Find most used data type in Snowflake

Query below returns data types used in a database ordered by the number of their occurance.

Query

select  c.data_type,
        count(*) as columns, 
         cast(100.0 *
               count(*) / 
                   (select count(*) from information_schema.tables t
                    inner join information_schema.columns c on 
                    c.table_schema = t.table_schema 
                    and c.table_name = t.table_name
                    where table_type = 'BASE TABLE') 
       as decimal (14,2))  as percent_columns, 
       count(distinct t.table_schema || '.' ||  t.table_name ) as tables,
       cast(100.0 * 
              count(distinct t.table_schema || '.' ||  t.table_name) / 
                (select count(*) from information_schema.tables
                 where table_type = 'BASE TABLE')
       as decimal (14,2)) as percent_tables
from information_schema.tables t
inner join information_schema.columns c on 
         c.table_schema = t.table_schema and c.table_name = t.table_name
where table_type = 'BASE TABLE'   
group by c.data_type
order by count(*) desc;

Columns

  • data_type - built in or user data type without length or precision, e.g. int, varchar or date
  • columns - number of columns in a database with this data type
  • percent_columns - percentage of columns with this data type.

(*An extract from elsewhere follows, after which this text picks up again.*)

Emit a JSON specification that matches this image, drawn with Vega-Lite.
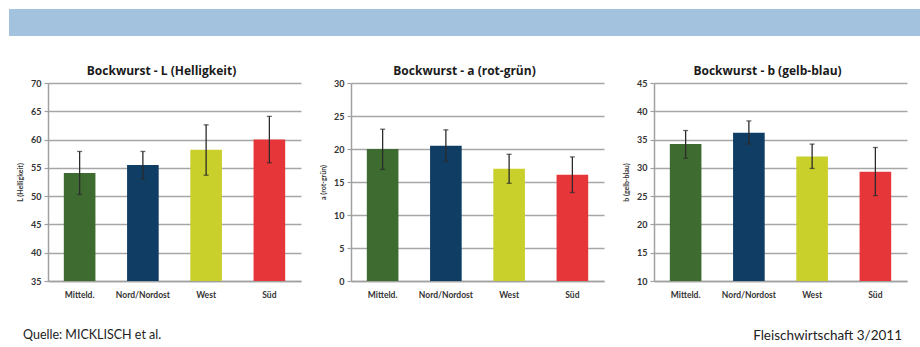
{
  "$schema": "https://vega.github.io/schema/vega-lite/v6.json",
  "background": "white",
  "padding": {"left": 9, "top": 9, "right": 0, "bottom": 0},
  "config": {
    "font": "Lato",
    "view": {"stroke": null},
    "title": {"font": "Open Sans", "fontSize": 12, "fontWeight": "bold", "color": "#1a1a1a", "offset": 1.5, "dx": -13},
    "axisY": {
      "grid": true, "gridColor": "#a6a6a6", "gridWidth": 1.5,
      "domain": true, "domainColor": "#a0a0a0", "domainWidth": 1.5,
      "ticks": true, "tickColor": "#a0a0a0", "tickSize": 4, "tickWidth": 1.2,
      "labelOverlap": false,
      "labelFont": "Lato", "labelFontSize": 9, "labelFontWeight": "bold", "labelColor": "#333333", "labelPadding": 3,
      "titleFont": "Lato", "titleFontSize": 7, "titleFontWeight": "bold", "titleColor": "#333333", "titlePadding": 7
    },
    "axisX": {
      "grid": false, "domain": true, "domainColor": "#a0a0a0", "domainWidth": 1.5,
      "ticks": false, "labelAngle": 0, "labelPadding": 9, "title": null,
      "labelFont": "Lato", "labelFontSize": 8.5, "labelFontWeight": "bold", "labelColor": "#333333"
    }
  },
  "title": {
    "text": "Fleischwirtschaft 3/2011", "orient": "bottom", "anchor": "end",
    "font": "Lato", "fontSize": 13.5, "fontWeight": "normal", "color": "#222222", "offset": 0, "dx": -18, "dy": -12
  },
  "spacing": 28,
  "vconcat": [
    {
      "width": 911, "height": 27,
      "view": {"fill": "#a3c2de", "stroke": null},
      "data": {"values": [{}]},
      "mark": {"type": "text", "text": ""}
    },
    {
      "bounds": "flush",
      "spacing": 1,
      "title": {
        "text": "Quelle: MICKLISCH et al.", "orient": "bottom", "anchor": "start",
        "font": "Lato", "fontSize": 12.5, "fontWeight": "normal", "color": "#222222", "offset": 30, "dx": 14
      },
      "hconcat": [
        {
          "width": 38, "height": 198,
          "data": {"values": [{}]},
          "mark": {"type": "text", "text": ""}
        },
        {
          "bounds": "flush",
          "spacing": 50,
          "hconcat": [
            {
              "width": 253, "height": 198,
              "title": "Bockwurst - L (Helligkeit)",
              "data": {"values": [
                {"region": "Mitteld.", "mean": 54.1, "lo": 50.3, "hi": 57.9},
                {"region": "Nord/Nordost", "mean": 55.5, "lo": 53.0, "hi": 57.9},
                {"region": "West", "mean": 58.2, "lo": 53.7, "hi": 62.6},
                {"region": "Süd", "mean": 60.0, "lo": 55.9, "hi": 64.1}
              ]},
              "encoding": {
                "x": {"field": "region", "type": "nominal", "sort": null,
                      "scale": {"paddingInner": 0.5, "paddingOuter": 0.25}}
              },
              "layer": [
                {
                  "mark": {"type": "bar"},
                  "encoding": {
                    "y": {"field": "mean", "type": "quantitative",
                          "scale": {"domain": [35, 70], "nice": false, "zero": false},
                          "axis": {"title": "L (Helligkeit)", "values": [35, 40, 45, 50, 55, 60, 65, 70]}},
                    "y2": {"datum": 35},
                    "color": {"field": "region", "type": "nominal", "legend": null,
                              "scale": {"domain": ["Mitteld.", "Nord/Nordost", "West", "Süd"],
                                        "range": ["#3e6b30", "#0f3d63", "#c9cf2b", "#e6363a"]}}
                  }
                },
                {
                  "mark": {"type": "rule", "color": "#2b2b2b", "strokeWidth": 1.3},
                  "encoding": {"y": {"field": "lo", "type": "quantitative",
                                     "axis": {"title": "L (Helligkeit)", "values": [35, 40, 45, 50, 55, 60, 65, 70]}},
                               "y2": {"field": "hi"}}
                },
                {
                  "mark": {"type": "tick", "color": "#2b2b2b", "size": 5, "thickness": 1.3},
                  "encoding": {"y": {"field": "lo", "type": "quantitative",
                                     "axis": {"title": "L (Helligkeit)", "values": [35, 40, 45, 50, 55, 60, 65, 70]}}}
                },
                {
                  "mark": {"type": "tick", "color": "#2b2b2b", "size": 5, "thickness": 1.3},
                  "encoding": {"y": {"field": "hi", "type": "quantitative",
                                     "axis": {"title": "L (Helligkeit)", "values": [35, 40, 45, 50, 55, 60, 65, 70]}}}
                }
              ]
            },
            {
              "width": 253, "height": 198,
              "title": "Bockwurst - a (rot-grün)",
              "data": {"values": [
                {"region": "Mitteld.", "mean": 20.0, "lo": 16.9, "hi": 23.0},
                {"region": "Nord/Nordost", "mean": 20.5, "lo": 18.1, "hi": 22.9},
                {"region": "West", "mean": 17.0, "lo": 14.8, "hi": 19.2},
                {"region": "Süd", "mean": 16.1, "lo": 13.4, "hi": 18.8}
              ]},
              "encoding": {
                "x": {"field": "region", "type": "nominal", "sort": null,
                      "scale": {"paddingInner": 0.5, "paddingOuter": 0.25}}
              },
              "layer": [
                {
                  "mark": {"type": "bar"},
                  "encoding": {
                    "y": {"field": "mean", "type": "quantitative",
                          "scale": {"domain": [0, 30], "nice": false},
                          "axis": {"title": "a (rot-grün)", "values": [0, 5, 10, 15, 20, 25, 30]}},
                    "y2": {"datum": 0},
                    "color": {"field": "region", "type": "nominal", "legend": null,
                              "scale": {"domain": ["Mitteld.", "Nord/Nordost", "West", "Süd"],
                                        "range": ["#3e6b30", "#0f3d63", "#c9cf2b", "#e6363a"]}}
                  }
                },
                {
                  "mark": {"type": "rule", "color": "#2b2b2b", "strokeWidth": 1.3},
                  "encoding": {"y": {"field": "lo", "type": "quantitative",
                                     "axis": {"title": "a (rot-grün)", "values": [0, 5, 10, 15, 20, 25, 30]}},
                               "y2": {"field": "hi"}}
                },
                {
                  "mark": {"type": "tick", "color": "#2b2b2b", "size": 5, "thickness": 1.3},
                  "encoding": {"y": {"field": "lo", "type": "quantitative",
                                     "axis": {"title": "a (rot-grün)", "values": [0, 5, 10, 15, 20, 25, 30]}}}
                },
                {
                  "mark": {"type": "tick", "color": "#2b2b2b", "size": 5, "thickness": 1.3},
                  "encoding": {"y": {"field": "hi", "type": "quantitative",
                                     "axis": {"title": "a (rot-grün)", "values": [0, 5, 10, 15, 20, 25, 30]}}}
                }
              ]
            },
            {
              "width": 253, "height": 198,
              "title": "Bockwurst - b (gelb-blau)",
              "data": {"values": [
                {"region": "Mitteld.", "mean": 34.2, "lo": 31.7, "hi": 36.6},
                {"region": "Nord/Nordost", "mean": 36.2, "lo": 34.2, "hi": 38.3},
                {"region": "West", "mean": 32.0, "lo": 29.9, "hi": 34.2},
                {"region": "Süd", "mean": 29.3, "lo": 25.1, "hi": 33.6}
              ]},
              "encoding": {
                "x": {"field": "region", "type": "nominal", "sort": null,
                      "scale": {"paddingInner": 0.5, "paddingOuter": 0.25}}
              },
              "layer": [
                {
                  "mark": {"type": "bar"},
                  "encoding": {
                    "y": {"field": "mean", "type": "quantitative",
                          "scale": {"domain": [10, 45], "nice": false, "zero": false},
                          "axis": {"title": "b (gelb-blau)", "values": [10, 15, 20, 25, 30, 35, 40, 45]}},
                    "y2": {"datum": 10},
                    "color": {"field": "region", "type": "nominal", "legend": null,
                              "scale": {"domain": ["Mitteld.", "Nord/Nordost", "West", "Süd"],
                                        "range": ["#3e6b30", "#0f3d63", "#c9cf2b", "#e6363a"]}}
                  }
                },
                {
                  "mark": {"type": "rule", "color": "#2b2b2b", "strokeWidth": 1.3},
                  "encoding": {"y": {"field": "lo", "type": "quantitative",
                                     "axis": {"title": "b (gelb-blau)", "values": [10, 15, 20, 25, 30, 35, 40, 45]}},
                               "y2": {"field": "hi"}}
                },
                {
                  "mark": {"type": "tick", "color": "#2b2b2b", "size": 5, "thickness": 1.3},
                  "encoding": {"y": {"field": "lo", "type": "quantitative",
                                     "axis": {"title": "b (gelb-blau)", "values": [10, 15, 20, 25, 30, 35, 40, 45]}}}
                },
                {
                  "mark": {"type": "tick", "color": "#2b2b2b", "size": 5, "thickness": 1.3},
                  "encoding": {"y": {"field": "hi", "type": "quantitative",
                                     "axis": {"title": "b (gelb-blau)", "values": [10, 15, 20, 25, 30, 35, 40, 45]}}}
                }
              ]
            }
          ]
        }
      ]
    }
  ]
}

Rows add up to 100%
  • tables - number of tables in a database with this data type
  • percent_tables - percentage of tables with columns with this data type.

Rows

  • One row represents one data type
  • Scope of rows: all data types used in a database
  • Ordered by number of columns descending

Sample results

Those results show data types used in SNOWFLAKE_SAMPLE_DATA database. As you can see most popular data type is number - it is used in 648 columns which is 58.27% of all columns in 80 tables (which 91.95% of all tables).